What is Wastequip’s vision for the future of the industry and how will this role help drive it?
Wastequip is the largest stand-alone waste equipment manufacturer and has been developing products that increase productivity, improve ROI and ensure safety for more than 30 years. We hold more than 40 patents with another 14 pending.
In creating my position, our CEO asked, “What could we accomplish if we applied that same ingenuity to sustainability?”
Through my role, we want to objectively understand pertinent industry topics and the waste streams affected to create products and solutions that will make the greener choice the easier choice. Current topics include the impacts of recycling markets on contamination, domestic production and packaging, as well as current initiatives to process and reduce food waste.
I will share my findings with our product development, engineering, sales, customer service and marketing teams to create innovative and impactful products for long-lasting sustainability solutions.
What do you think are the top opportunities facing the waste industry? What are the challenges/risks?
I believe that our greatest challenge and opportunity is employing the right solution to each challenge we face.
We live in the first era to create products specifically to be wasted. We are all accustomed to the convenience and accessibility this has afforded us, so lightening our impact involves new systems and technology as well as culture shifts.
Sustainable materials management (minimizing impact over a product’s entire lifecycle) and circular economy (keeping existing materials circulating and resources in nature) are two valuable schools of thought. Sometimes they align, sometimes they diverge and the solution for each challenge will likely need both.
Ultimately, we need to think smarter, collaborate, use data and build systems and products that have a lighter impact and are easy for consumers to use. Better communication is the first step.
The waste industry holds incredibly valuable data on how to use resources better because we own and manage the evidence from upstream. Our discards contain information related to how we can design better products, how long products last and how consumers are using them. Sharing that information along the chain is probably our greatest lever.
Are there any common misconceptions that run counter to your goals?
A healthy recycling system depends on three abilities: to collect the right materials from consumers, to sort them and to market them to a company that can turn them into something else.
Over the last year, the markets that accept recyclables have changed dramatically, and recycling is currently experiencing a period of instability.
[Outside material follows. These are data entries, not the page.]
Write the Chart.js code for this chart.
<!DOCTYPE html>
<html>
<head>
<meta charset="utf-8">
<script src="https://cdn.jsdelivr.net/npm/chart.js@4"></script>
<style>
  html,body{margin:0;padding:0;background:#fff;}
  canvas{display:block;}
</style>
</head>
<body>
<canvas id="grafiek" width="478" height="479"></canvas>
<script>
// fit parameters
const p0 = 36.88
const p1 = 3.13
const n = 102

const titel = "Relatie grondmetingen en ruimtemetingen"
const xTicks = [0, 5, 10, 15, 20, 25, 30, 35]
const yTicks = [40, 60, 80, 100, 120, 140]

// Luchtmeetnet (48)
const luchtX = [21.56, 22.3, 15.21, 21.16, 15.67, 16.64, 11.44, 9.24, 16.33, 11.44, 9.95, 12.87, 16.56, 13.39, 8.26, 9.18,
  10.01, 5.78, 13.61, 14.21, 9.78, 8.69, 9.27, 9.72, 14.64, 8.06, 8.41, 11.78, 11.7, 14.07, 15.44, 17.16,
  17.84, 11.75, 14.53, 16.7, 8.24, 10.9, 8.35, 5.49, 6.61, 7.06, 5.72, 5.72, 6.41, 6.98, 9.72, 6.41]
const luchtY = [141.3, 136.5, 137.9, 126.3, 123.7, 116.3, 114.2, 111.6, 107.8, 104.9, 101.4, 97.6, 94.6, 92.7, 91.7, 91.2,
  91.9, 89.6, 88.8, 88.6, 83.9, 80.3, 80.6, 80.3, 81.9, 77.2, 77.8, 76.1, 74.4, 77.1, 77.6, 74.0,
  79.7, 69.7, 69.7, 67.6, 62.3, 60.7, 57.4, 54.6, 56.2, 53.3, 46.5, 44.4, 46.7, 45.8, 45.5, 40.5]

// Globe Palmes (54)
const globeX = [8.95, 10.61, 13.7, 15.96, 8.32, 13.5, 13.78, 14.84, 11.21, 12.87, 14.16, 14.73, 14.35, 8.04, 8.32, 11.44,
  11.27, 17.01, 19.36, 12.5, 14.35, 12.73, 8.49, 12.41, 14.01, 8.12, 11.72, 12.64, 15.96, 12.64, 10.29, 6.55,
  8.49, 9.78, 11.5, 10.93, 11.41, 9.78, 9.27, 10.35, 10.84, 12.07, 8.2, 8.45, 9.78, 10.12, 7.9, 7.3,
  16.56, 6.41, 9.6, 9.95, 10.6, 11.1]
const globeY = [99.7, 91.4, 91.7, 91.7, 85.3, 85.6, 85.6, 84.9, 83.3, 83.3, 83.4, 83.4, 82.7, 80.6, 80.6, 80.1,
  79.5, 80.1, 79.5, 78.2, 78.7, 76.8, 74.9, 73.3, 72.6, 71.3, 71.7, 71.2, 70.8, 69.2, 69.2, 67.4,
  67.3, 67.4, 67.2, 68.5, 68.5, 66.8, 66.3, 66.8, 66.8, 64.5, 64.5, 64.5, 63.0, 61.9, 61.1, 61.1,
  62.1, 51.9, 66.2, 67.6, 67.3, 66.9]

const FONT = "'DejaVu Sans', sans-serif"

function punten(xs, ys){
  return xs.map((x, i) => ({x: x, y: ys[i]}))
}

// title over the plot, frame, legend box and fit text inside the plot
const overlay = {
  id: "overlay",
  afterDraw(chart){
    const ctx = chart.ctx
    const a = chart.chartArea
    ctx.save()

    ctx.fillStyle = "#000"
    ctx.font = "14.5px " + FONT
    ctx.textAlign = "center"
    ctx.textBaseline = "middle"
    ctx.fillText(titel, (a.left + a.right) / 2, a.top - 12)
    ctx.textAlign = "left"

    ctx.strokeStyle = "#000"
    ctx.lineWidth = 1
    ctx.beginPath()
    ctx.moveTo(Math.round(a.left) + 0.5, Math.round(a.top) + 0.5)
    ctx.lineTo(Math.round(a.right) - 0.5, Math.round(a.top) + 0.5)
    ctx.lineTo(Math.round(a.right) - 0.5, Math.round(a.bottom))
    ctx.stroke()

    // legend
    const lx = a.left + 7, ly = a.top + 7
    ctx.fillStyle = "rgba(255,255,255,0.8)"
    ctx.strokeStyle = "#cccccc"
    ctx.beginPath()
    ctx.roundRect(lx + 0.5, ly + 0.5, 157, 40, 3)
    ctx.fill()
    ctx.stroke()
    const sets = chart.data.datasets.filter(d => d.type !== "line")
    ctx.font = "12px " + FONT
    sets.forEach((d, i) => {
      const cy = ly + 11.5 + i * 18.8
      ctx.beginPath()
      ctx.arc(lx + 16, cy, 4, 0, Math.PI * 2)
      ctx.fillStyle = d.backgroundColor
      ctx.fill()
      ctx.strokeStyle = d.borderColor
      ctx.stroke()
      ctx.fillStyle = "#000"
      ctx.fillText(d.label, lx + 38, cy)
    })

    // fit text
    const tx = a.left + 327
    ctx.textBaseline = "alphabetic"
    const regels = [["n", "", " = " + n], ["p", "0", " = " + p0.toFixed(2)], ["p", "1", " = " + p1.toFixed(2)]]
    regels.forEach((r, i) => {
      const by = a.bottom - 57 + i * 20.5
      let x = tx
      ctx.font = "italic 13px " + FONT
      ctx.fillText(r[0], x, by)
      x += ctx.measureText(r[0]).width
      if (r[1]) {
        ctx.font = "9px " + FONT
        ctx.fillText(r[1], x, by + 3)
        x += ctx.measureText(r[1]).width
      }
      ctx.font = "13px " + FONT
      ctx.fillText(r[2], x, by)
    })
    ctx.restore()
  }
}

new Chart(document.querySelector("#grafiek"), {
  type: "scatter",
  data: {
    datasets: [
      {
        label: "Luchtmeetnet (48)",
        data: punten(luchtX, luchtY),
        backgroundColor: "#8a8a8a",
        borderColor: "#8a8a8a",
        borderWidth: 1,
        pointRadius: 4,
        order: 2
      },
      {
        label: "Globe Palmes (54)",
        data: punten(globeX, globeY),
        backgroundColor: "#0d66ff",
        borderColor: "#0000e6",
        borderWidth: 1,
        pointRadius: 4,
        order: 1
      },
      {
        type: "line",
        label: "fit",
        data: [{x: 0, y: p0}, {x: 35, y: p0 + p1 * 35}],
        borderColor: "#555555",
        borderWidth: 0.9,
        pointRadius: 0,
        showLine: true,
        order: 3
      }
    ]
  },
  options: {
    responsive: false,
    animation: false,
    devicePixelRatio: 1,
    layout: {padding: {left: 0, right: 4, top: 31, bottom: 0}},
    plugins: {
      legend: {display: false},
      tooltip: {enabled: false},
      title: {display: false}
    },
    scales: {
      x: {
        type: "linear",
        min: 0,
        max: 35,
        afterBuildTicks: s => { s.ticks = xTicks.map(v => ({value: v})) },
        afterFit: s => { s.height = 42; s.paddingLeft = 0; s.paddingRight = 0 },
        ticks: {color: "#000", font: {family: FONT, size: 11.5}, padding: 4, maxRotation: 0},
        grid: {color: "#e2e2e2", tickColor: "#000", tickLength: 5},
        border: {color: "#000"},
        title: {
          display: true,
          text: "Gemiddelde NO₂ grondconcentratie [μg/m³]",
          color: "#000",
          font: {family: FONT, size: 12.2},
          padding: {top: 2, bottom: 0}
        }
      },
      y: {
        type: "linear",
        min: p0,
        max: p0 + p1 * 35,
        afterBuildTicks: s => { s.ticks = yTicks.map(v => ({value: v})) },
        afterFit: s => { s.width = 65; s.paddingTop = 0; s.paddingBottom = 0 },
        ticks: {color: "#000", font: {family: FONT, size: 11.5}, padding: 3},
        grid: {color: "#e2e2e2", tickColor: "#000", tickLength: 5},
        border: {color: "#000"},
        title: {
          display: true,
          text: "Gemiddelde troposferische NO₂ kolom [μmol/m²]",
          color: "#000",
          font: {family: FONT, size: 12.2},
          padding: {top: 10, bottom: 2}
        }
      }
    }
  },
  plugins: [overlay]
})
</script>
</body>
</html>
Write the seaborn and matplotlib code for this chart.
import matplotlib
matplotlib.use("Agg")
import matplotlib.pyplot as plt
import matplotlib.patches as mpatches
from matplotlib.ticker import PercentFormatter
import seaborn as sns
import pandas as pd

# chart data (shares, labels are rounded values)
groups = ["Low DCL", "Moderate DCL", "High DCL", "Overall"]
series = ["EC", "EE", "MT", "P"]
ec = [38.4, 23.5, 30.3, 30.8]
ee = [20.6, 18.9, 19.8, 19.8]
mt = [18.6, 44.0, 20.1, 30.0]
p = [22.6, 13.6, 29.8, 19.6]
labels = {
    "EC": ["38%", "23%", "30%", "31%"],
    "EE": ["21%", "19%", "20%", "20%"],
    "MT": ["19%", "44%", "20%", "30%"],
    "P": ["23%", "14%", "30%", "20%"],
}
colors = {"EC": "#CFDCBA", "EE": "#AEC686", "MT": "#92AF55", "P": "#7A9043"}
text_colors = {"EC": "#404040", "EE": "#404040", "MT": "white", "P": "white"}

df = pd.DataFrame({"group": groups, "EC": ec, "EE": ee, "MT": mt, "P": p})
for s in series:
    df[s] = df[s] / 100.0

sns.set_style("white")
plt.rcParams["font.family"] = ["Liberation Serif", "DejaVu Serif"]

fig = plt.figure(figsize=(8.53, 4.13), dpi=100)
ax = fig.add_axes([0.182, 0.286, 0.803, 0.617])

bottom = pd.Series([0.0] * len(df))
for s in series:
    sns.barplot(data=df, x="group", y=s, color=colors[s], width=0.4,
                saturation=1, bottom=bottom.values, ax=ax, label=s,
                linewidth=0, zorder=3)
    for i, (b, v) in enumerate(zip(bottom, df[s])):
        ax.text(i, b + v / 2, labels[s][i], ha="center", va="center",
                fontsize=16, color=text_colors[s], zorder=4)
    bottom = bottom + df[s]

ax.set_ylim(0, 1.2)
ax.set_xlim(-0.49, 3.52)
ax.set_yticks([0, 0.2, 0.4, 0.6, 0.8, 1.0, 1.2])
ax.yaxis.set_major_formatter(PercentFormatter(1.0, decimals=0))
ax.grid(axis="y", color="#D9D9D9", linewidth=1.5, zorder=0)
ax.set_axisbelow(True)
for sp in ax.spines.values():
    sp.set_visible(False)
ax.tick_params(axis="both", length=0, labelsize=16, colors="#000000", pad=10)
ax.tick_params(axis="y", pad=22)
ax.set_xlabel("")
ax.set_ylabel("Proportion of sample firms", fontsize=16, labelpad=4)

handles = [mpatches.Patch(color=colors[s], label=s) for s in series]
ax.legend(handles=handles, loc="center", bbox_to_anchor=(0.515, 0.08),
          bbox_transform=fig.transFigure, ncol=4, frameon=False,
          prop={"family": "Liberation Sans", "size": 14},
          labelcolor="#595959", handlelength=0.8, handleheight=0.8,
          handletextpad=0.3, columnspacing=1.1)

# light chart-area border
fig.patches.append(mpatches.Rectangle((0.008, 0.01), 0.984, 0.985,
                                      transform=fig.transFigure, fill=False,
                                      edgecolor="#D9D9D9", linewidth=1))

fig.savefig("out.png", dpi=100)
To alleviate shortterm economic pressures, many communities have (understandably) had to limit their recycling programs, divert their recyclables to a landfill temporarily or shut down their recycling programs altogether.
I hope that soon, consumers understand three things about recycling:
First, recycling is a dynamic business. It depends on the materials entering our everyday lives, our latest sorting technology and the value of those materials economically. The average consumer does not understand how complicated recycling is, which can cause them to lose faith in the system when they read only headlines.
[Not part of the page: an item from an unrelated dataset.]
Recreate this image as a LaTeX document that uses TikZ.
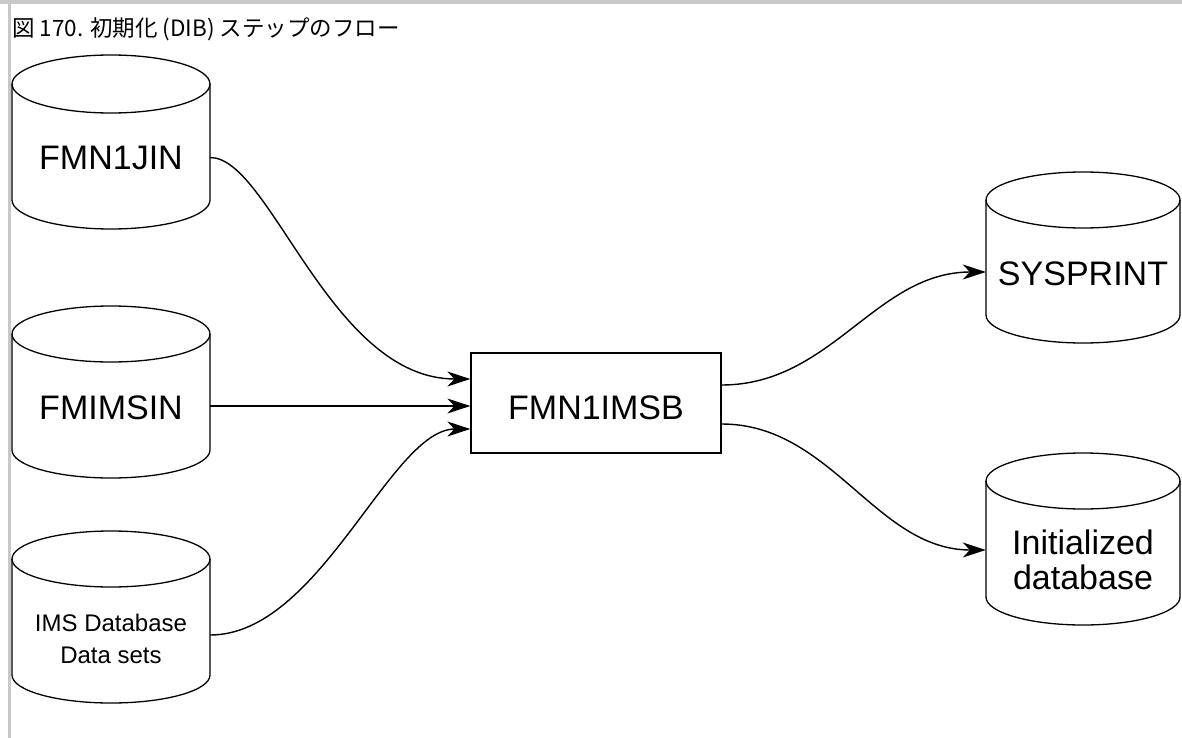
\documentclass[tikz,border=0pt]{standalone}
\usepackage{fontspec}
\setmainfont{Liberation Sans}
\newfontfamily\cjk{Noto Sans CJK JP}
\usetikzlibrary{arrows.meta}
\definecolor{framegray}{RGB}{200,200,200}
\begin{document}
\begin{tikzpicture}[x=1pt,y=-1pt,
  cylline/.style={line width=1.3pt, black},
  cyltext/.style={inner sep=0pt, align=center, font=\fontsize{34}{35}\selectfont},
  smalltext/.style={inner sep=0pt, align=center, font=\fontsize{24}{32}\selectfont},
  procbox/.style={draw, line width=1.3pt, minimum width=250pt, minimum height=100pt, inner sep=0pt,
    font=\fontsize{34}{35}\selectfont, text height=33pt, text depth=0pt},
  arr/.style={line width=1.4pt, -{Stealth[length=23pt,width=15pt,inset=7pt]}}]
\useasboundingbox (0,0) rectangle (1182,738);
\fill[framegray] (0,0) rectangle (1182,4);
\fill[framegray] (8,0) rectangle (11,738);

\node[anchor=base west, inner sep=0pt, font=\cjk\fontsize{22.5}{24}\selectfont] (title) at (12,37) {図 170. 初期化 (DIB) ステップのフロー};

% cylinder outlines
\draw[cylline] (12,84) -- (12,200) arc[start angle=180, end angle=360, x radius=99pt, y radius=29pt] -- (210,84);
\draw[cylline] (111,84) ellipse[x radius=99pt, y radius=29pt];

\draw[cylline] (12,334) -- (12,450) arc[start angle=180, end angle=360, x radius=99pt, y radius=28pt] -- (210,334);
\draw[cylline] (111,334) ellipse[x radius=99pt, y radius=28pt];

\draw[cylline] (12,559) -- (12,675) arc[start angle=180, end angle=360, x radius=99pt, y radius=28pt] -- (210,559);
\draw[cylline] (111,559) ellipse[x radius=99pt, y radius=28pt];

\draw[cylline] (986,200) -- (986,315) arc[start angle=180, end angle=360, x radius=97pt, y radius=28pt] -- (1180,200);
\draw[cylline] (1083,200) ellipse[x radius=97pt, y radius=28pt];

\draw[cylline] (986,481) -- (986,597) arc[start angle=180, end angle=360, x radius=97pt, y radius=28pt] -- (1180,481);
\draw[cylline] (1083,481) ellipse[x radius=97pt, y radius=28pt];

% texts
\node[cyltext, minimum width=198pt] (c1) at (111,157.5) {FMN1JIN};
\node[cyltext, minimum width=198pt] (c2) at (111,407.5) {FMIMSIN};
\node[smalltext, minimum width=198pt] (c3) at (111,638.5) {IMS Database\\Data sets};
\node[cyltext, minimum width=194pt] (c4) at (1083,273.5) {SYSPRINT};
\node[cyltext, minimum width=194pt] (c5) at (1083,560) {Initialized\\database};

\node[procbox] (box) at (596,403) {FMN1IMSB};

% connectors
\draw[arr] (c1.east) .. controls +(60,0) and +(-140,0) .. ([yshift=24pt]box.west);
\draw[arr] ([yshift=1.5pt]c2.east) -- ([yshift=-3pt]box.west);
\draw[arr] ([yshift=3.5pt]c3.east) .. controls +(110,0) and +(-80,0) .. ([yshift=-26pt]box.west);
\draw[arr] ([yshift=18pt]box.east) .. controls +(110,0) and +(-110,0) .. ([yshift=1.5pt]c4.west);
\draw[arr] ([yshift=-21pt]box.east) .. controls +(110,0) and +(-110,0) .. ([yshift=10pt]c5.west);
\end{tikzpicture}
\end{document}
Second, recycling is about much more than putting something in a blue bin. It’s about buying products made from recycled materials to keep the cycle turning. These shoes I’m wearing were made from recycled bottles!
Third, just because you want something to be recyclable doesn’t mean it is recyclable. When the wrong thing ends up in your bin, it can be an expensive trip to the landfill and compromise the opportunity to capture good recyclables. We call this wishcycling.
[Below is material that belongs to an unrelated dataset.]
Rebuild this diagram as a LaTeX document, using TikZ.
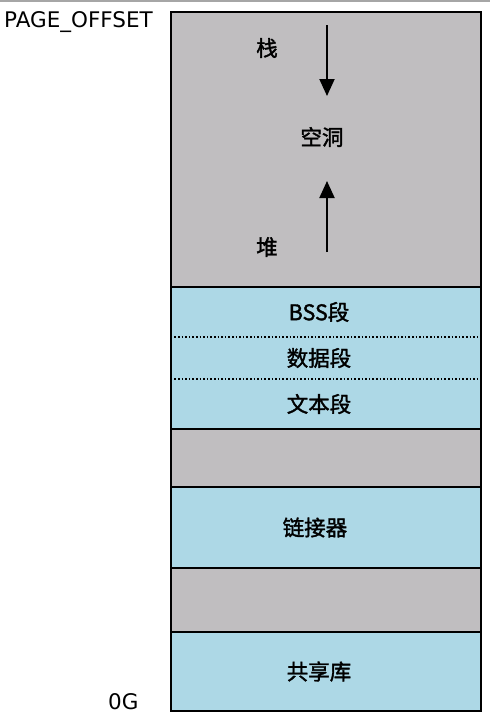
\documentclass[tikz,border=0pt]{standalone}
\usepackage{fontspec}
\setmainfont{DejaVu Sans}
\newfontfamily\cjk[RawFeature={embolden=1.6}]{Noto Sans CJK SC}
\usetikzlibrary{arrows.meta}

\definecolor{holegray}{RGB}{192,190,192}
\definecolor{usedblue}{RGB}{173,216,230}

\begin{document}
\begin{tikzpicture}[
    x=1pt, y=-1pt,
    seg/.style={draw=black, line width=2pt, minimum width=310pt, inner sep=0pt,
        font=\cjk\fontsize{21.5}{24}\selectfont},
    hole/.style={seg, fill=holegray},
    used/.style={seg, fill=usedblue},
    part/.style={fill=usedblue, minimum width=310pt, inner sep=0pt,
        font=\cjk\fontsize{21.5}{24}\selectfont},
    lbl/.style={font=\cjk\fontsize{21.5}{24}\selectfont, inner sep=0pt},
    addr/.style={font=\fontsize{21.5}{24}\selectfont, inner sep=0pt, anchor=west},
    growarrow/.style={-{Triangle[length=17pt,width=15pt]}, line width=2pt}
]
\useasboundingbox (0,0) rectangle (495,726);

% thin rule along the top edge
\coordinate (ruleL) at (0,1);
\coordinate (ruleR) at (490,1);
\draw[gray!70, line width=1.2pt] (ruleL) -- (ruleR);

% address labels
\node[addr] (pageoff) at (4,22) {PAGE\_OFFSET};
\node[addr] (zero)    at (108,702) {0G};

% memory segments, top to bottom
\node[hole, minimum height=275pt] (gap)    at (326,149.5) {};
\node[part, minimum height=50pt]  (bss)    at (326,312)   {\hspace*{-14pt}BSS段};
\node[part, minimum height=42pt]  (data)   at (326,358)   {\hspace*{-14pt}数据段};
\node[part, minimum height=50pt]  (text)   at (326,404)   {\hspace*{-14pt}文本段};
\node[hole, minimum height=58pt]  (gap2)   at (326,458)   {};
\node[used, minimum height=81pt]  (linker) at (326,527.5) {\hspace*{-22pt}链接器};
\node[hole, minimum height=64pt]  (gap3)   at (326,600)   {};
\node[used, minimum height=79pt]  (shlib)  at (326,671.5) {\hspace*{-14pt}共享库};

% frame and dotted dividers of the program image
\draw[line width=2pt] (bss.north west) rectangle (text.south east);
\draw[dash pattern=on 1.6pt off 2pt, line width=2pt] (bss.south west) -- (bss.south east);
\draw[dash pattern=on 1.6pt off 2pt, line width=2pt] (data.south west) -- (data.south east);

% stack and heap growing into the hole
\node[lbl] (stack) at (267,48)  {栈};
\node[lbl] (hole)  at (322,137) {空洞};
\node[lbl] (heap)  at (267,247) {堆};
\coordinate (stacktop) at (327,25);
\coordinate (stackend) at (327,96);
\coordinate (heapbot)  at (327,252);
\coordinate (heapend)  at (327,181);
\draw[growarrow] (stacktop) -- (stackend);
\draw[growarrow] (heapbot) -- (heapend);

\end{tikzpicture}
\end{document}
I hope people will continue putting only the correct materials in their recycling because I believe that our recycling systems will rebound stronger from their current headwinds.
What, in your opinion, is the most important factor in getting end-users to adopt more sustainable practices related to consumption and waste management?
Make it simple. People want to do the right thing, but, often, environmental issues feel unrelatable, inconvenient, uncomfortable or unfamiliar.
If we can create systems in which the sustainable choice is the easy choice, we can progress much faster.